Closed crystal0913 closed 4 years ago
wiki_all.txt is not directly used for providing negative training. Instead, we rely on it to filter out potential false negatives. In other words,
wiki_quality -> confident positives frequent ngrams - wiki_all.txt -> confident negatives
Here, (A - B) is a set substraction operation.
δ in the paper = wiki_all.txt - wiki_quality.txt , right ?
要挖掘一个特定领域的短语,wiki_quality.txt中不在给定语料中的短语,其作为phrase quality estimator 的特征(如pmi、idf)是如何得到的呢?

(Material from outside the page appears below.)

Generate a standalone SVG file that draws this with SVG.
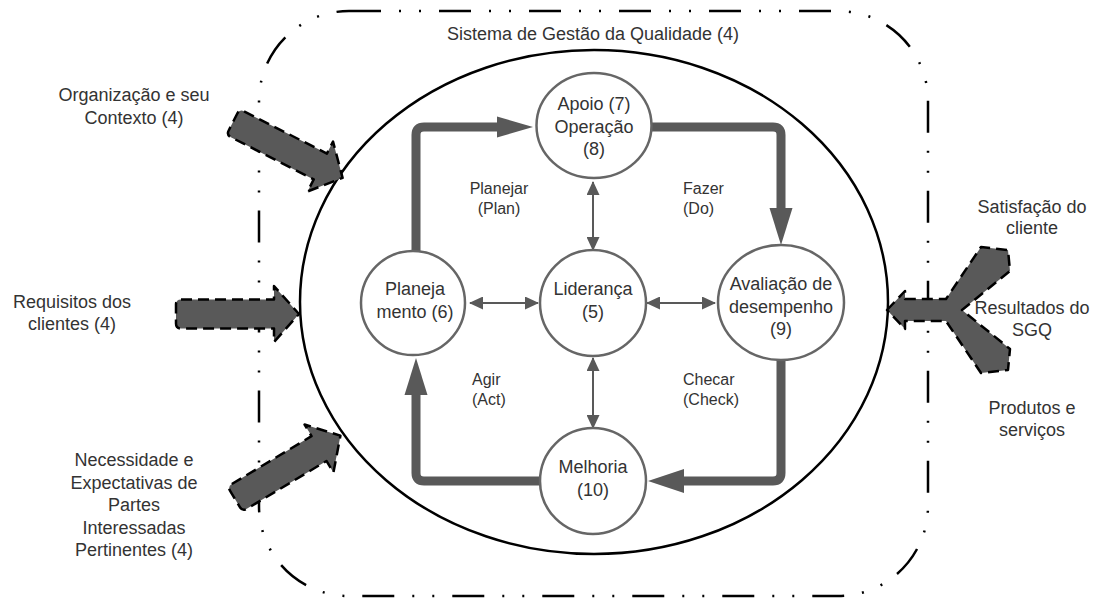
<svg xmlns="http://www.w3.org/2000/svg" width="1097" height="599" viewBox="0 0 1097 599">
<style>
  text { font-family: "Liberation Sans", Arial, sans-serif; fill: #333; }
  .lg { font-size: 18px; }
  .sm { font-size: 16px; }
  .mid { text-anchor: middle; }
  .node { fill: #fff; stroke: #666; stroke-width: 2.5; }
  .thick { fill: none; stroke: #595959; stroke-width: 9; stroke-linejoin: round; }
  .head { fill: #595959; }
  .thin { fill: none; stroke: #595959; stroke-width: 2; marker-start: url(#ah); marker-end: url(#ah); }
  .blk { fill: #595959; stroke: #000; stroke-width: 2.5; stroke-dasharray: 11 6; stroke-linejoin: round; }
  .border { fill: none; stroke: #000; stroke-width: 2.5; stroke-dasharray: 32 18 2 18 2 18; }
  .sys { fill: none; stroke: #000; stroke-width: 2.5; }
</style>
<defs>
  <marker id="ah" viewBox="0 0 14 13" markerWidth="14" markerHeight="13" refX="13" refY="6.5" markerUnits="userSpaceOnUse" orient="auto-start-reverse">
    <path d="M0,0 L14,6.5 L0,13 Z" fill="#595959"/>
  </marker>
  <path id="blkShape" d="M5,-14.5 L98,-14.5 L98,-28 L123,0 L98,28 L98,14.5 L5,14.5 Q0,14.5 0,9.5 L0,-9.5 Q0,-14.5 5,-14.5 Z"/>
</defs>

<g id="sistema">
  <rect class="border" x="259" y="11" width="669" height="585" rx="90" ry="90"/>
  <text class="lg mid" x="593" y="39.5">Sistema de Gestão da Qualidade (4)</text>
</g>

<g id="organizacao">
  <ellipse class="sys" cx="594" cy="302" rx="294" ry="252"/>
</g>

<g id="connectors">
  <path class="thick" d="M416,251 V135 Q416,127 424,127 H498"/>
  <polygon class="head" points="497,116.5 533,127 497,137.5"/>
  <path class="thick" d="M652,127 H773 Q781,127 781,135 V209"/>
  <polygon class="head" points="769.5,208 792.5,208 781,245"/>
  <path class="thick" d="M781,360 V473 Q781,481 773,481 H683"/>
  <polygon class="head" points="684,469 684,493 648,481"/>
  <path class="thick" d="M540,481 H424 Q416,481 416,473 V394"/>
  <polygon class="head" points="404.5,395 427.5,395 416,358"/>
  <path class="thin" d="M593,182 V250"/>
  <path class="thin" d="M470,303 H538"/>
  <path class="thin" d="M647,303 H715"/>
  <path class="thin" d="M593,358 V428"/>
</g>

<g id="apoio">
  <ellipse class="node" cx="594" cy="125.5" rx="57.5" ry="52.5"/>
  <text class="lg mid" x="594"><tspan x="594" y="110">Apoio (7)</tspan><tspan x="594" y="132.5">Operação</tspan><tspan x="594" y="155">(8)</tspan></text>
</g>

<g id="planejamento">
  <circle class="node" cx="413" cy="303" r="52"/>
  <text class="lg mid"><tspan x="415" y="294.5">Planeja</tspan><tspan x="415" y="318">mento (6)</tspan></text>
</g>

<g id="lideranca">
  <circle class="node" cx="593" cy="303" r="53"/>
  <text class="lg mid"><tspan x="593" y="294.5">Liderança</tspan><tspan x="593" y="318">(5)</tspan></text>
</g>

<g id="avaliacao">
  <ellipse class="node" cx="781" cy="302.5" rx="63" ry="57.5"/>
  <text class="lg mid"><tspan x="781" y="289.5">Avaliação de</tspan><tspan x="781" y="313">desempenho</tspan><tspan x="781" y="335">(9)</tspan></text>
</g>

<g id="melhoria">
  <circle class="node" cx="593" cy="481" r="53"/>
  <text class="lg mid"><tspan x="593" y="473">Melhoria</tspan><tspan x="593" y="495.5">(10)</tspan></text>
</g>

<g id="pdca-labels">
  <text class="sm mid"><tspan x="499" y="194">Planejar</tspan><tspan x="499" y="213.5">(Plan)</tspan></text>
  <text class="sm"><tspan x="683" y="194">Fazer</tspan><tspan x="683" y="213.5">(Do)</tspan></text>
  <text class="sm"><tspan x="472" y="385">Agir</tspan><tspan x="472" y="404.5">(Act)</tspan></text>
  <text class="sm"><tspan x="683" y="385">Checar</tspan><tspan x="683" y="404.5">(Check)</tspan></text>
</g>

<g id="entrada-contexto">
  <use href="#blkShape" class="blk" transform="translate(233,122) rotate(27)"/>
  <text class="lg mid"><tspan x="134" y="101">Organização e seu</tspan><tspan x="134" y="124">Contexto (4)</tspan></text>
</g>

<g id="entrada-requisitos">
  <use href="#blkShape" class="blk" transform="translate(176,314)"/>
  <text class="lg mid"><tspan x="72" y="307.5">Requisitos dos</tspan><tspan x="72" y="329.5">clientes (4)</tspan></text>
</g>

<g id="entrada-partes">
  <use href="#blkShape" class="blk" transform="translate(235,499) rotate(-31)"/>
  <text class="lg mid"><tspan x="134" y="466">Necessidade e</tspan><tspan x="134" y="488.5">Expectativas de</tspan><tspan x="134" y="511">Partes</tspan><tspan x="134" y="533.5">Interessadas</tspan><tspan x="134" y="556">Pertinentes (4)</tspan></text>
</g>

<g id="resultados">
  <path class="blk" d="M887,310 L905,291 L905,299 L946,299 L981,247 L1008,250 L1010,271 L962,310 L1010,349 L1008,370 L981,373 L946,321 L905,321 L905,329 Z"/>
  <text class="lg mid"><tspan x="1032" y="212.5">Satisfação do</tspan><tspan x="1032" y="234">cliente</tspan></text>
  <text class="lg mid"><tspan x="1032" y="314">Resultados do</tspan><tspan x="1032" y="336">SGQ</tspan></text>
  <text class="lg mid"><tspan x="1032" y="414">Produtos e</tspan><tspan x="1032" y="436">serviços</tspan></text>
</g>
</svg>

δ in the paper = wiki_all.txt - wiki_quality.txt , right ?
Yes.
要挖掘一个特定领域的短语,wiki_quality.txt中不在给定语料中的短语,其作为phrase quality
estimator 的特征(如pmi、idf)是如何得到的呢?
We only extract features for phrases that are overlapped between wiki_quality and corpus. For those that not exist in the corpus, we simply ignore them.
按照paper中的理解,wiki_all.txt应该是一个非常大的n-gram 候选集合,为什么这儿给的wiki_all.txt只是含有少数噪声而大部分和wiki_quality.txt 一样呢?